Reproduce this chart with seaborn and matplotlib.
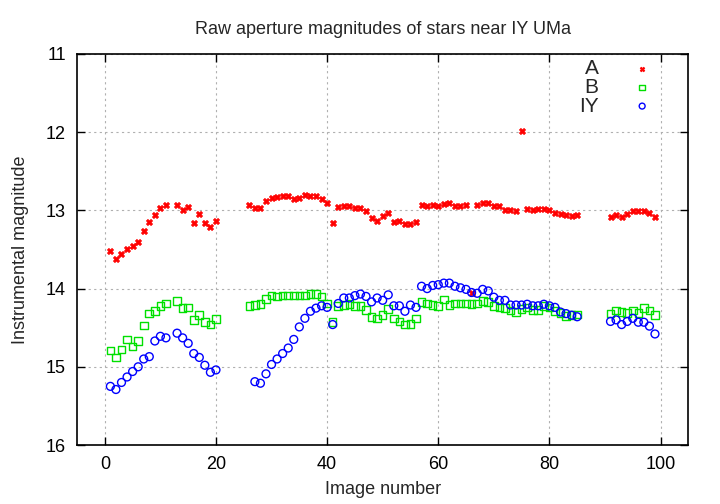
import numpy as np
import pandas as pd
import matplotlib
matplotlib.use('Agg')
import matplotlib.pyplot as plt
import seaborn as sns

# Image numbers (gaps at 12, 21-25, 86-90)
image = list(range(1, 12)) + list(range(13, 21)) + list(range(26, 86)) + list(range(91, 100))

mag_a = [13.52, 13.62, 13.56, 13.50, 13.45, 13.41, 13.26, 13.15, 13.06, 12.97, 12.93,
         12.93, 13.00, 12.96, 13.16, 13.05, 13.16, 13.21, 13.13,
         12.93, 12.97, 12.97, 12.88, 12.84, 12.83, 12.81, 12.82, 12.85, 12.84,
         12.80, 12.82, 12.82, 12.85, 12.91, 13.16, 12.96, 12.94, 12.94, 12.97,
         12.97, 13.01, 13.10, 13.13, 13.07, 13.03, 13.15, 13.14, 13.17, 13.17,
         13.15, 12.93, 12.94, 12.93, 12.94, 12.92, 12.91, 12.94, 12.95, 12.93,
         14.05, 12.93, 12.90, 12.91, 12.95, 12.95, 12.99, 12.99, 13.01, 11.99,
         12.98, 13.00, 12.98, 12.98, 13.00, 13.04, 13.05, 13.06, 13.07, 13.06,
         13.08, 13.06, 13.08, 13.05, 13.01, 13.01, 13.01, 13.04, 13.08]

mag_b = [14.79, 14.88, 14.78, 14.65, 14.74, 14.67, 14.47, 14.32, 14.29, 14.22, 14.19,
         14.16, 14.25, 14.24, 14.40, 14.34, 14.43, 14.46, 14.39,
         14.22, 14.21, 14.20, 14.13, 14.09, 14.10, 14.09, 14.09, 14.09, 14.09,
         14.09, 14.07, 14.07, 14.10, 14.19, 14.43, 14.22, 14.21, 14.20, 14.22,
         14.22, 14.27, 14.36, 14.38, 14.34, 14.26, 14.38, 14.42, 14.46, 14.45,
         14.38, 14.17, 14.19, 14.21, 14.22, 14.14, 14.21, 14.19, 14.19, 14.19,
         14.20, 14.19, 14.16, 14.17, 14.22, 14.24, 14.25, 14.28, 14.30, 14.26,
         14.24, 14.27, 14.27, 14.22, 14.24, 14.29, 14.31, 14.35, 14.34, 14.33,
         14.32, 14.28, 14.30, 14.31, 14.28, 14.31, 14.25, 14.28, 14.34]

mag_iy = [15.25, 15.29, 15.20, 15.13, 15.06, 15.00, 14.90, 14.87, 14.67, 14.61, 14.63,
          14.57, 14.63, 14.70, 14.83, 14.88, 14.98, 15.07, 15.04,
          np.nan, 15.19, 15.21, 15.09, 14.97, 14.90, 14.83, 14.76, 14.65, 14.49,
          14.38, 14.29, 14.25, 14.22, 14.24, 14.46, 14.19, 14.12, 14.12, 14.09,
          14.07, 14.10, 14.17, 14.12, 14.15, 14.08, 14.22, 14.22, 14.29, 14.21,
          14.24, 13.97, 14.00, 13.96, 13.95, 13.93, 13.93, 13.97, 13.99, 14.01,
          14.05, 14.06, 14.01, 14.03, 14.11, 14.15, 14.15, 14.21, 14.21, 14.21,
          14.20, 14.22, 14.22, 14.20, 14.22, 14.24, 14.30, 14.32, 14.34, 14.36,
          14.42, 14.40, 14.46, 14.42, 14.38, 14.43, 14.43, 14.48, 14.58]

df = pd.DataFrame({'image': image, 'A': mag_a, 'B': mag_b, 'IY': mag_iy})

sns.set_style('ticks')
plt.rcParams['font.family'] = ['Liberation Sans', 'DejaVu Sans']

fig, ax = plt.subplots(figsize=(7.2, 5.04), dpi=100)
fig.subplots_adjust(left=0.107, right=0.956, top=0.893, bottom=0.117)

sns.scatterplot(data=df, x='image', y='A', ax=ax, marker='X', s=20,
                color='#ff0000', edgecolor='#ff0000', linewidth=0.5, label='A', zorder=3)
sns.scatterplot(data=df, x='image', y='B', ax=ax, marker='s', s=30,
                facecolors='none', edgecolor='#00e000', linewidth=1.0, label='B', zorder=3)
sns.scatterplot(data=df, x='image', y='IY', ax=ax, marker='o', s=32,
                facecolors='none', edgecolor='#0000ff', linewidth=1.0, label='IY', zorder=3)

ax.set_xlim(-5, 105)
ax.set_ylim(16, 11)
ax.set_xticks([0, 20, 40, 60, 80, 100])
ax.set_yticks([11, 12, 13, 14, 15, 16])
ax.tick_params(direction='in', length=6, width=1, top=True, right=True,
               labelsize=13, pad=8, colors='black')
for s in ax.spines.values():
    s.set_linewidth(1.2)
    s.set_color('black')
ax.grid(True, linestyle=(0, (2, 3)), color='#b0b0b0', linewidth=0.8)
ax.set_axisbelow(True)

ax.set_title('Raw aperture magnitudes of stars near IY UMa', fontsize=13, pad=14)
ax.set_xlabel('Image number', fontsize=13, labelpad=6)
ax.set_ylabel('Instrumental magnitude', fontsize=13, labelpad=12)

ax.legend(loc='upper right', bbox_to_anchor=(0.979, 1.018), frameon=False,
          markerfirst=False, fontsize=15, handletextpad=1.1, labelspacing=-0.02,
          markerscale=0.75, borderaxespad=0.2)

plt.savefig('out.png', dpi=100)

### WHAT TO WORK ON
Set down the complete material exactly, but do not include the images.

### WORKED SOLUTION
Reproduce this chart with seaborn and matplotlib.
import numpy as np
import pandas as pd
import matplotlib
matplotlib.use('Agg')
import matplotlib.pyplot as plt
import seaborn as sns

# Image numbers (gaps at 12, 21-25, 86-90)
image = list(range(1, 12)) + list(range(13, 21)) + list(range(26, 86)) + list(range(91, 100))

mag_a = [13.52, 13.62, 13.56, 13.50, 13.45, 13.41, 13.26, 13.15, 13.06, 12.97, 12.93,
         12.93, 13.00, 12.96, 13.16, 13.05, 13.16, 13.21, 13.13,
         12.93, 12.97, 12.97, 12.88, 12.84, 12.83, 12.81, 12.82, 12.85, 12.84,
         12.80, 12.82, 12.82, 12.85, 12.91, 13.16, 12.96, 12.94, 12.94, 12.97,
         12.97, 13.01, 13.10, 13.13, 13.07, 13.03, 13.15, 13.14, 13.17, 13.17,
         13.15, 12.93, 12.94, 12.93, 12.94, 12.92, 12.91, 12.94, 12.95, 12.93,
         14.05, 12.93, 12.90, 12.91, 12.95, 12.95, 12.99, 12.99, 13.01, 11.99,
         12.98, 13.00, 12.98, 12.98, 13.00, 13.04, 13.05, 13.06, 13.07, 13.06,
         13.08, 13.06, 13.08, 13.05, 13.01, 13.01, 13.01, 13.04, 13.08]

mag_b = [14.79, 14.88, 14.78, 14.65, 14.74, 14.67, 14.47, 14.32, 14.29, 14.22, 14.19,
         14.16, 14.25, 14.24, 14.40, 14.34, 14.43, 14.46, 14.39,
         14.22, 14.21, 14.20, 14.13, 14.09, 14.10, 14.09, 14.09, 14.09, 14.09,
         14.09, 14.07, 14.07, 14.10, 14.19, 14.43, 14.22, 14.21, 14.20, 14.22,
         14.22, 14.27, 14.36, 14.38, 14.34, 14.26, 14.38, 14.42, 14.46, 14.45,
         14.38, 14.17, 14.19, 14.21, 14.22, 14.14, 14.21, 14.19, 14.19, 14.19,
         14.20, 14.19, 14.16, 14.17, 14.22, 14.24, 14.25, 14.28, 14.30, 14.26,
         14.24, 14.27, 14.27, 14.22, 14.24, 14.29, 14.31, 14.35, 14.34, 14.33,
         14.32, 14.28, 14.30, 14.31, 14.28, 14.31, 14.25, 14.28, 14.34]

mag_iy = [15.25, 15.29, 15.20, 15.13, 15.06, 15.00, 14.90, 14.87, 14.67, 14.61, 14.63,
          14.57, 14.63, 14.70, 14.83, 14.88, 14.98, 15.07, 15.04,
          np.nan, 15.19, 15.21, 15.09, 14.97, 14.90, 14.83, 14.76, 14.65, 14.49,
          14.38, 14.29, 14.25, 14.22, 14.24, 14.46, 14.19, 14.12, 14.12, 14.09,
          14.07, 14.10, 14.17, 14.12, 14.15, 14.08, 14.22, 14.22, 14.29, 14.21,
          14.24, 13.97, 14.00, 13.96, 13.95, 13.93, 13.93, 13.97, 13.99, 14.01,
          14.05, 14.06, 14.01, 14.03, 14.11, 14.15, 14.15, 14.21, 14.21, 14.21,
          14.20, 14.22, 14.22, 14.20, 14.22, 14.24, 14.30, 14.32, 14.34, 14.36,
          14.42, 14.40, 14.46, 14.42, 14.38, 14.43, 14.43, 14.48, 14.58]

df = pd.DataFrame({'image': image, 'A': mag_a, 'B': mag_b, 'IY': mag_iy})

sns.set_style('ticks')
plt.rcParams['font.family'] = ['Liberation Sans', 'DejaVu Sans']

fig, ax = plt.subplots(figsize=(7.2, 5.04), dpi=100)
fig.subplots_adjust(left=0.107, right=0.956, top=0.893, bottom=0.117)

sns.scatterplot(data=df, x='image', y='A', ax=ax, marker='X', s=20,
                color='#ff0000', edgecolor='#ff0000', linewidth=0.5, label='A', zorder=3)
sns.scatterplot(data=df, x='image', y='B', ax=ax, marker='s', s=30,
                facecolors='none', edgecolor='#00e000', linewidth=1.0, label='B', zorder=3)
sns.scatterplot(data=df, x='image', y='IY', ax=ax, marker='o', s=32,
                facecolors='none', edgecolor='#0000ff', linewidth=1.0, label='IY', zorder=3)

ax.set_xlim(-5, 105)
ax.set_ylim(16, 11)
ax.set_xticks([0, 20, 40, 60, 80, 100])
ax.set_yticks([11, 12, 13, 14, 15, 16])
ax.tick_params(direction='in', length=6, width=1, top=True, right=True,
               labelsize=13, pad=8, colors='black')
for s in ax.spines.values():
    s.set_linewidth(1.2)
    s.set_color('black')
ax.grid(True, linestyle=(0, (2, 3)), color='#b0b0b0', linewidth=0.8)
ax.set_axisbelow(True)

ax.set_title('Raw aperture magnitudes of stars near IY UMa', fontsize=13, pad=14)
ax.set_xlabel('Image number', fontsize=13, labelpad=6)
ax.set_ylabel('Instrumental magnitude', fontsize=13, labelpad=12)

ax.legend(loc='upper right', bbox_to_anchor=(0.979, 1.018), frameon=False,
          markerfirst=False, fontsize=15, handletextpad=1.1, labelspacing=-0.02,
          markerscale=0.75, borderaxespad=0.2)

plt.savefig('out.png', dpi=100)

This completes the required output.